» **Exercise directions**: Please give back word for word the lines below, from the first one through the one with "var s450 = [[-27.2, -117.5], [-26.4, -167.5]];".

» **Stored data entries**:
########
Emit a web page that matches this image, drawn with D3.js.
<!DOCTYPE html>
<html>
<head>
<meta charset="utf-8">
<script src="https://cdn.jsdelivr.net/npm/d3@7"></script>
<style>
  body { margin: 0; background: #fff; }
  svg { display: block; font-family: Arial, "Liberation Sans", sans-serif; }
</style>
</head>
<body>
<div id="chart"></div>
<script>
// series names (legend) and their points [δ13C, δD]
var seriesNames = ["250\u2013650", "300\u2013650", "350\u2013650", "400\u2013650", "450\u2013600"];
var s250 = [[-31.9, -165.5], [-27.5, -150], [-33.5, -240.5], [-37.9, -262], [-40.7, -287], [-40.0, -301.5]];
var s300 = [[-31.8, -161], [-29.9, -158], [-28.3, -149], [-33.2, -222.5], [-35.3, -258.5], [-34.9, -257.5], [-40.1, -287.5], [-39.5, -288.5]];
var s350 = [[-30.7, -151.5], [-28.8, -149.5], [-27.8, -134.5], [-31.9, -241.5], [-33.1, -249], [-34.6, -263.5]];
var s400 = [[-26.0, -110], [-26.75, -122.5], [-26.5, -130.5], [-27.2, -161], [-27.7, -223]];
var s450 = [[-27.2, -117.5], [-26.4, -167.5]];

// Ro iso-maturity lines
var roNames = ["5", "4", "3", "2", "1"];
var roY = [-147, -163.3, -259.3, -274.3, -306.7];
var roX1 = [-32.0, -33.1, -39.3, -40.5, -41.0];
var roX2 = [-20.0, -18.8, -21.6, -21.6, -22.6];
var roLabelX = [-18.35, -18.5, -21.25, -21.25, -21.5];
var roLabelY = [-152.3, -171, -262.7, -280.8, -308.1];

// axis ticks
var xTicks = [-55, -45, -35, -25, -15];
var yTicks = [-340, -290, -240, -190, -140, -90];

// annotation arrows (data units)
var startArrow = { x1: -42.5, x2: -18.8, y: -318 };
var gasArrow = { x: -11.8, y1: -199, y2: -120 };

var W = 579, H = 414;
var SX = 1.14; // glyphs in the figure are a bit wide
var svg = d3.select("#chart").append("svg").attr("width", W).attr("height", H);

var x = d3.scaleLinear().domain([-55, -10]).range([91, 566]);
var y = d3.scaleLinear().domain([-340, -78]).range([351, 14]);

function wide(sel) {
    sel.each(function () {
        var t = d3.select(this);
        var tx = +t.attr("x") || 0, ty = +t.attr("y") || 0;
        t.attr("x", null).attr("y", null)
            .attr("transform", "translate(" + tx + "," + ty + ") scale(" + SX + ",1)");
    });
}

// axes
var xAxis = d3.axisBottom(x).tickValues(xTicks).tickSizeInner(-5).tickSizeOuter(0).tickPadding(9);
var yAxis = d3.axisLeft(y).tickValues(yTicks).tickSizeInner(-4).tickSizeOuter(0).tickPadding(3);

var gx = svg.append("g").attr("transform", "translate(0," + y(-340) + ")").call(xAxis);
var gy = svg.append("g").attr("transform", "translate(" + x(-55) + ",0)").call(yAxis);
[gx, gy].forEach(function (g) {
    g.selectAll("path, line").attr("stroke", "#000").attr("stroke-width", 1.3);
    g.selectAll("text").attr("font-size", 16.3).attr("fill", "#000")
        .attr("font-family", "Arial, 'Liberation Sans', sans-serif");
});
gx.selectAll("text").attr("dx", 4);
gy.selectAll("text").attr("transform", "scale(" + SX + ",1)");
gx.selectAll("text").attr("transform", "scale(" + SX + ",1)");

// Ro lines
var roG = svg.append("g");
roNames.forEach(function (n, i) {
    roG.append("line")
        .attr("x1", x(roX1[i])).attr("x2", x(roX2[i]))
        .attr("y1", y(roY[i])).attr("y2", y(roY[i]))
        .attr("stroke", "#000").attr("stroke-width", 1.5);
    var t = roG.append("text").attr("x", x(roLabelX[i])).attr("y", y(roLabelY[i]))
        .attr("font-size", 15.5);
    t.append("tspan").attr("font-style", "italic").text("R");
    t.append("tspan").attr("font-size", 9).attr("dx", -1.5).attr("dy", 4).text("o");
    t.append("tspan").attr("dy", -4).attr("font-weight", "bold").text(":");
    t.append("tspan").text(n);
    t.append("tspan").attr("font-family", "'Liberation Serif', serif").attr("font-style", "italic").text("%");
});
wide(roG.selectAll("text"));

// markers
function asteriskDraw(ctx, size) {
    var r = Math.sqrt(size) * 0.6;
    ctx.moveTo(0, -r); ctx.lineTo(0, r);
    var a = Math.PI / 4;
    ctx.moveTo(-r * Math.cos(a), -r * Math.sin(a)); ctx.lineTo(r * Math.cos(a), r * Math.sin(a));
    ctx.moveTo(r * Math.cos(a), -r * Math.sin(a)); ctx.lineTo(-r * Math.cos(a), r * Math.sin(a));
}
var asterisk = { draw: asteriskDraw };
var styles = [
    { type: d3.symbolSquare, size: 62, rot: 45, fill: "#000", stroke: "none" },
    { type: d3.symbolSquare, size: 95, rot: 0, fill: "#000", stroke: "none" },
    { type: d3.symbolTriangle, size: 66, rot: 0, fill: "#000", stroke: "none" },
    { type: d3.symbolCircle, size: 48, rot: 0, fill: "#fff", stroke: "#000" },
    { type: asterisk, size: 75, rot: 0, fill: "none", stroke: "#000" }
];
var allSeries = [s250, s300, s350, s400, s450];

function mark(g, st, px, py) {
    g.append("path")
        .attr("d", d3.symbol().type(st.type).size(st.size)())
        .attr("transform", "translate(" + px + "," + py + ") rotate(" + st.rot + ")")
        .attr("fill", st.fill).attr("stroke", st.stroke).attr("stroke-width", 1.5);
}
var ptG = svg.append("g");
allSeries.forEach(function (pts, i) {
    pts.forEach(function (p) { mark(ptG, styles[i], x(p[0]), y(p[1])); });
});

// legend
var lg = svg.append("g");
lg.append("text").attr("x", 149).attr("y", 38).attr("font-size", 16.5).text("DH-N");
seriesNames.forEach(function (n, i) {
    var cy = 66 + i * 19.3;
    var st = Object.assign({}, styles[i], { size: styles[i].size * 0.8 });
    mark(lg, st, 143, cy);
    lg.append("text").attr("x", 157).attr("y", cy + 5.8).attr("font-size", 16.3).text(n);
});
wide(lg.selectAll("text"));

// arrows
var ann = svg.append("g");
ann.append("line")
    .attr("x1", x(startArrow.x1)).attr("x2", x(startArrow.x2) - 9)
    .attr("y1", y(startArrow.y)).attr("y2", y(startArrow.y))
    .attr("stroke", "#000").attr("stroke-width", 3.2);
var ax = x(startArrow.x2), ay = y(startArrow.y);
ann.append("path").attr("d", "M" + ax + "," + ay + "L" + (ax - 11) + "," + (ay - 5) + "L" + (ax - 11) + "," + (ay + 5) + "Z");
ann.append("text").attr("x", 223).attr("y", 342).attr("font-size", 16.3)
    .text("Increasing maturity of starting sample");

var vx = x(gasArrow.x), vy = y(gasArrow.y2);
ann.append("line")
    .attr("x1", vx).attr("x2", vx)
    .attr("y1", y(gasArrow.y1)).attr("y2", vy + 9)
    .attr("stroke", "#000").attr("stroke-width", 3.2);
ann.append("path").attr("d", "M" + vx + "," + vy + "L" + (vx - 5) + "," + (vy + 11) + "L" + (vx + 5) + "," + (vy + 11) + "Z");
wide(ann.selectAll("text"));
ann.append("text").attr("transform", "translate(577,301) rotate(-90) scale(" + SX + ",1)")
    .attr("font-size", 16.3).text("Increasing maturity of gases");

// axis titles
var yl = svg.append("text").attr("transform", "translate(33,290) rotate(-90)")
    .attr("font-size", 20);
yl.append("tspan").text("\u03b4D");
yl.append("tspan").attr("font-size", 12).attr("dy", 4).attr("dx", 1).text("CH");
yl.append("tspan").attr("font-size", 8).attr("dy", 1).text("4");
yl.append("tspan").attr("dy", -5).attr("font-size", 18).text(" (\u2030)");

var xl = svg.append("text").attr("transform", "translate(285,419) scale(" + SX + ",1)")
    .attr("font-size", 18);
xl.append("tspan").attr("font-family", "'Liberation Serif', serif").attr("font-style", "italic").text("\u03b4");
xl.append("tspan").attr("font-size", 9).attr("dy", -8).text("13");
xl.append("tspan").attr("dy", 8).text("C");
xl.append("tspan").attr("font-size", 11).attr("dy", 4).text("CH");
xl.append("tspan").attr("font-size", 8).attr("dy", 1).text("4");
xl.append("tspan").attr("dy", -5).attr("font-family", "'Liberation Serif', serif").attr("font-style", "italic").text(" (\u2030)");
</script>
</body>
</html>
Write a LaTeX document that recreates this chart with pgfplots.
########
» **Written response**:
Emit a web page that matches this image, drawn with D3.js.
<!DOCTYPE html>
<html>
<head>
<meta charset="utf-8">
<script src="https://cdn.jsdelivr.net/npm/d3@7"></script>
<style>
  body { margin: 0; background: #fff; }
  svg { display: block; font-family: Arial, "Liberation Sans", sans-serif; }
</style>
</head>
<body>
<div id="chart"></div>
<script>
// series names (legend) and their points [δ13C, δD]
var seriesNames = ["250\u2013650", "300\u2013650", "350\u2013650", "400\u2013650", "450\u2013600"];
var s250 = [[-31.9, -165.5], [-27.5, -150], [-33.5, -240.5], [-37.9, -262], [-40.7, -287], [-40.0, -301.5]];
var s300 = [[-31.8, -161], [-29.9, -158], [-28.3, -149], [-33.2, -222.5], [-35.3, -258.5], [-34.9, -257.5], [-40.1, -287.5], [-39.5, -288.5]];
var s350 = [[-30.7, -151.5], [-28.8, -149.5], [-27.8, -134.5], [-31.9, -241.5], [-33.1, -249], [-34.6, -263.5]];
var s400 = [[-26.0, -110], [-26.75, -122.5], [-26.5, -130.5], [-27.2, -161], [-27.7, -223]];
var s450 = [[-27.2, -117.5], [-26.4, -167.5]];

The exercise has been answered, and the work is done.